DESCRIPTION OF THE TASK:
Pull every line containing "matplotlib" from the entries.

SUPPLIED MATERIAL:
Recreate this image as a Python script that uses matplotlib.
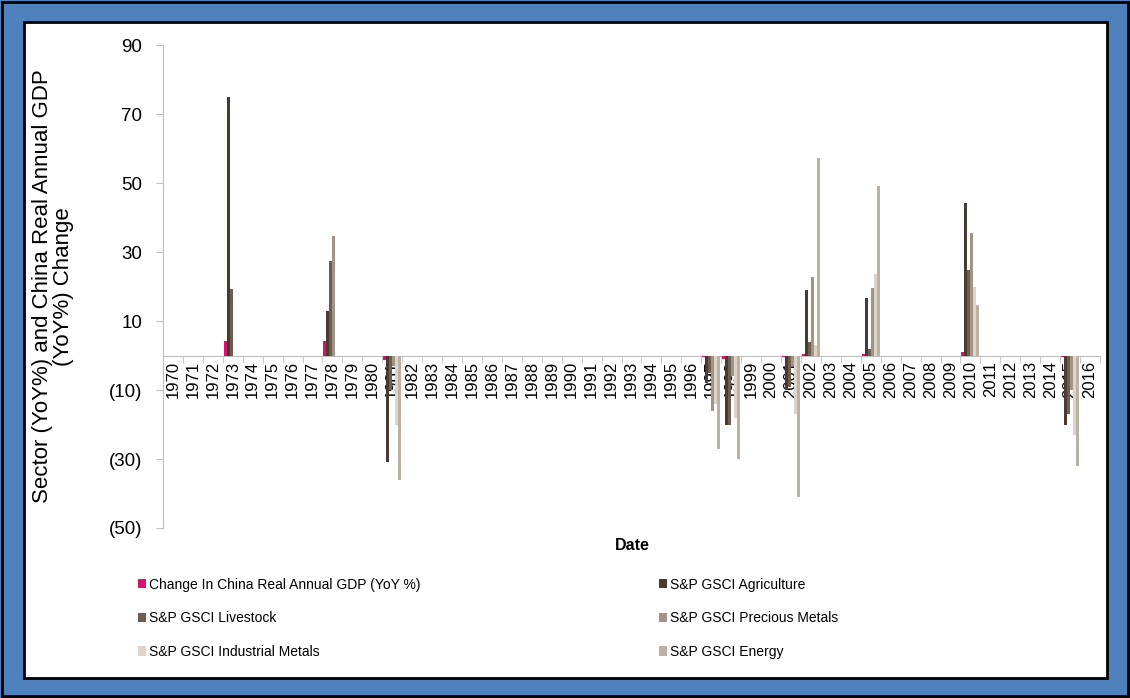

* * *

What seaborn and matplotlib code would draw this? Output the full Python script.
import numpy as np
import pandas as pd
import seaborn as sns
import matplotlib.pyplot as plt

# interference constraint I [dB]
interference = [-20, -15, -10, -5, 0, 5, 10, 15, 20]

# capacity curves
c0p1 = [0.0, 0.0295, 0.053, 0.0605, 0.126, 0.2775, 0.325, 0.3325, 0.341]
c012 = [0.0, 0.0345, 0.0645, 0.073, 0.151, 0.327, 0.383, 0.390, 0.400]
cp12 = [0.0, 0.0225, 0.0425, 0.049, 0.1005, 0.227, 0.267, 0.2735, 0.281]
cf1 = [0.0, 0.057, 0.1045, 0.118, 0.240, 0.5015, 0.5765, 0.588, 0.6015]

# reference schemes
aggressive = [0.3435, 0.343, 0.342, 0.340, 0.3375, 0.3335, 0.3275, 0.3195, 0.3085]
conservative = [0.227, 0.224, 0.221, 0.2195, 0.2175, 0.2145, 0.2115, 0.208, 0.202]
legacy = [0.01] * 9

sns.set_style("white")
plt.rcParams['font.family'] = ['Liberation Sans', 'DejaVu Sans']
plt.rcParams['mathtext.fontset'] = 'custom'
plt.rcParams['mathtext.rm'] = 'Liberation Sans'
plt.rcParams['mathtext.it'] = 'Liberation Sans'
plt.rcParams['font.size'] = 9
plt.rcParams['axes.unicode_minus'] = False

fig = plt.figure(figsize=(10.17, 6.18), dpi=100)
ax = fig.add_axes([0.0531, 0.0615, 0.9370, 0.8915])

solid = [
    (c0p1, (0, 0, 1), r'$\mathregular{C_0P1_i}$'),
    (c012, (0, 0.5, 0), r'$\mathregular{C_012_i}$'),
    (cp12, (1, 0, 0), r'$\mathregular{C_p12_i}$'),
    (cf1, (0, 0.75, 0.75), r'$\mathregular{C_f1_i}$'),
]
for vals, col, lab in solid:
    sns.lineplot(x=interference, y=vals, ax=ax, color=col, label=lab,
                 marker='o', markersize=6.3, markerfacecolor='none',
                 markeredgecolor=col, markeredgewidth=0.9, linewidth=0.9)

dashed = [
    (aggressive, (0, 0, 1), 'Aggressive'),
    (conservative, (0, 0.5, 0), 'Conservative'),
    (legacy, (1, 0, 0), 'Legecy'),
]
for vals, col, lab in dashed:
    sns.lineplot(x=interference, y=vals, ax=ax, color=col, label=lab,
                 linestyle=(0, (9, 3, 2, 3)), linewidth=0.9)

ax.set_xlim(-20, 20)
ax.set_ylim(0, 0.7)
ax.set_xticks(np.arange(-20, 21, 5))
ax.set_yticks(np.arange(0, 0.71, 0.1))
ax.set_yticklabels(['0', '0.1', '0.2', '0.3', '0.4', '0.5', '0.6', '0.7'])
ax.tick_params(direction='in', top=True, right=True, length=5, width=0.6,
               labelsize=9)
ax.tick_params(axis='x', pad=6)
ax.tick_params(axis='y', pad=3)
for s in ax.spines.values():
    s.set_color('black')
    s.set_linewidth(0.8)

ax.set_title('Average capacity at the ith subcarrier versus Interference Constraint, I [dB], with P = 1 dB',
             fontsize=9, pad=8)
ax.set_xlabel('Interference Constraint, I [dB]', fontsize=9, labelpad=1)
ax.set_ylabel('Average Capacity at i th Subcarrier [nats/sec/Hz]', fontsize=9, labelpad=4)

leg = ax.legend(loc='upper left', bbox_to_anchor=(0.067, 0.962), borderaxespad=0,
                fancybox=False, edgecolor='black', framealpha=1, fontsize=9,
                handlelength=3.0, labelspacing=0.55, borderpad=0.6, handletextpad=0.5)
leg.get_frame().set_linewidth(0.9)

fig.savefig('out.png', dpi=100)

ANSWER FOR THIS EXERCISE:
Recreate this image as a Python script that uses matplotlib.
What seaborn and matplotlib code would draw this? Output the full Python script.
import matplotlib.pyplot as plt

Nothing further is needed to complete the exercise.